I really appreciate this guys I just need pointing in the right direction ^ _ ^<3 xoxoxox

 

[qbert]

i told you how to get σ.

 

[Bowenwww]

But there's still two unknowns E and sigma - sorry I know I'm being really stupid here; I know how to get to the form you've given I just don't know how to get from there to a value for sigma?

:( xoxox

 

[qbert]

pick σ to make the x^2 terms go away.

 

[gabbagabbahey]

If [itex]C_1 = (a-2)x^2 +C_2[/itex] where [itex]a[/itex], [itex]C_1[/itex] and [itex]C_2[/itex] are all constants, then [itex]a[/itex] must equal 2 (otherwise [itex]C_1[/itex] would be a function of [itex]x[/itex], not a constant) and [itex]C_1[/itex] must equal [itex]C_2[/itex]

 

[Clever-Name]

qbert you're right, my mistake, but your attitude is unnecessary. Bowen is obviously struggling to figure this out and your bitter responses aren't very helpful. I also made a typo in the equation you corrected. The appropriate thing to do is assume I made that typo instead of being so pompous in response.

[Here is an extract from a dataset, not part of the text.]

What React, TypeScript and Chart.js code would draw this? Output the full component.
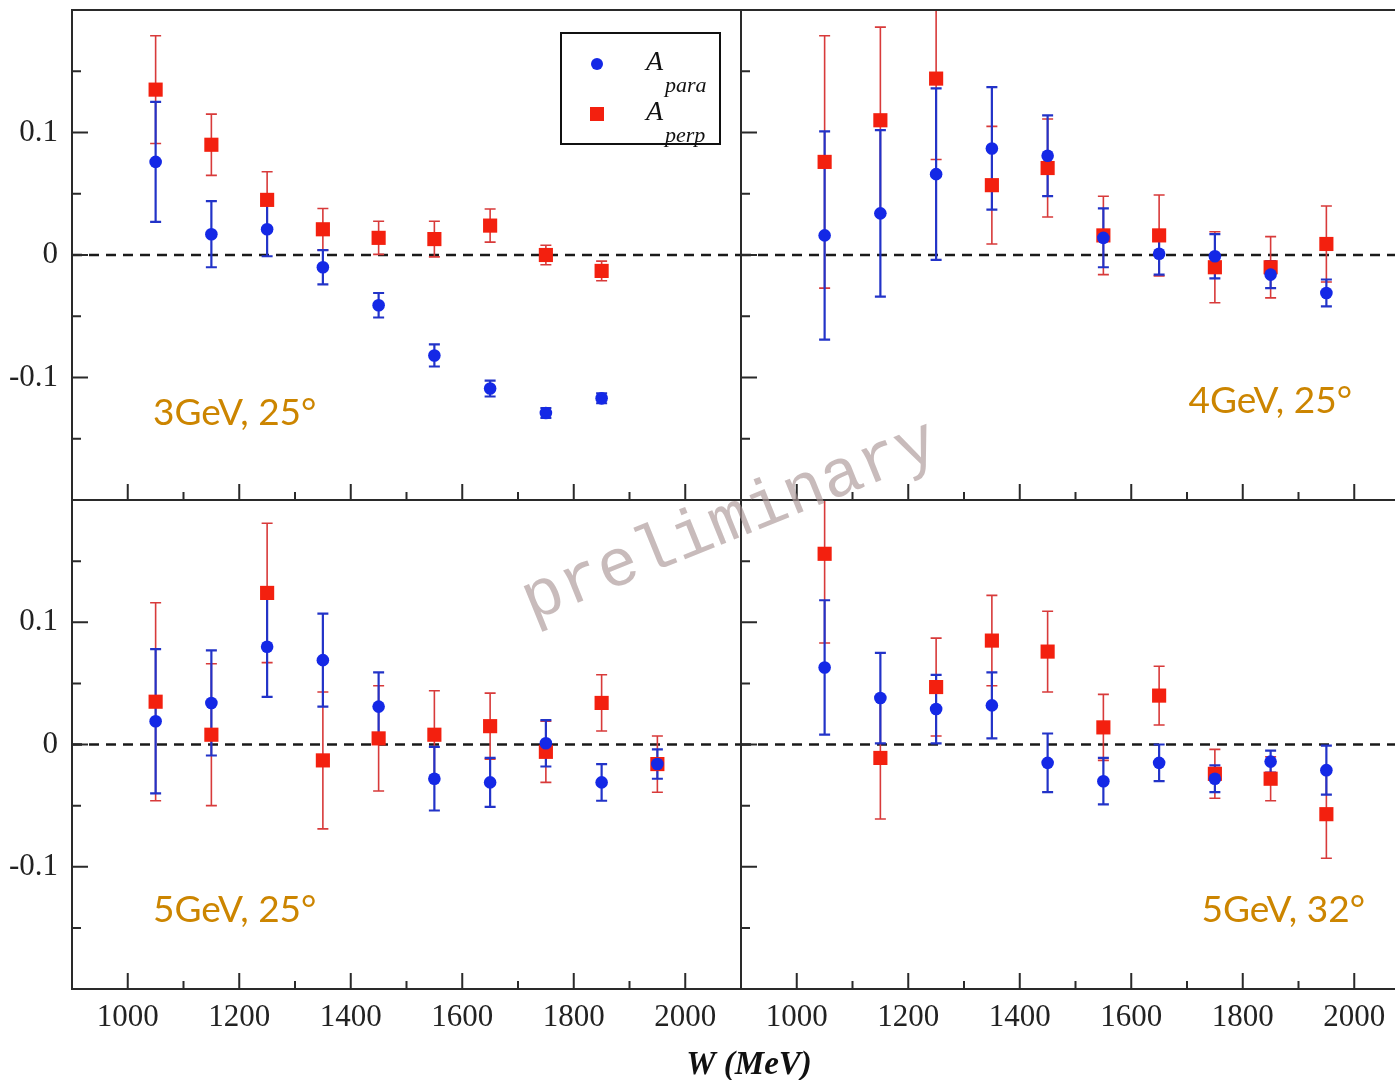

Bowen, The last two terms (the ones with x^2) should cancel out based on what [itex] \sigma [/itex] is. In other words, their sum should be zero! Work that out and tell me what your answer for sigma is! i.e. solve this equation:

[tex]
-\frac{\hbar^{2}x^{2}}{8m\sigma^{2}} + \frac{1}{2}m\omega^{2}x^{2} = 0 [/tex]

 

[qbert]

qbert you're right, my mistake, but your attitude is unnecessary. Bowen is obviously struggling to figure this out and your bitter responses aren't very helpful. I also made a typo in the equation you corrected. The appropriate thing to do is assume I made that typo instead of being so pompous in response.

Bowen, The last two terms (the ones with x^2) should cancel out based on what [itex] \sigma [/itex] is. In other words, their sum should be zero! Work that out and tell me what your answer for sigma is! i.e. solve this equation:

[tex]
-\frac{\hbar^{2}x^{2}}{8m\sigma^{2}} + \frac{1}{2}m\omega^{2}x^{2} = 0 [/tex]

wow. bitter and pompous and here i thought i was being helpful.
i'm sorry if i offended anyone, that wasn't my intention.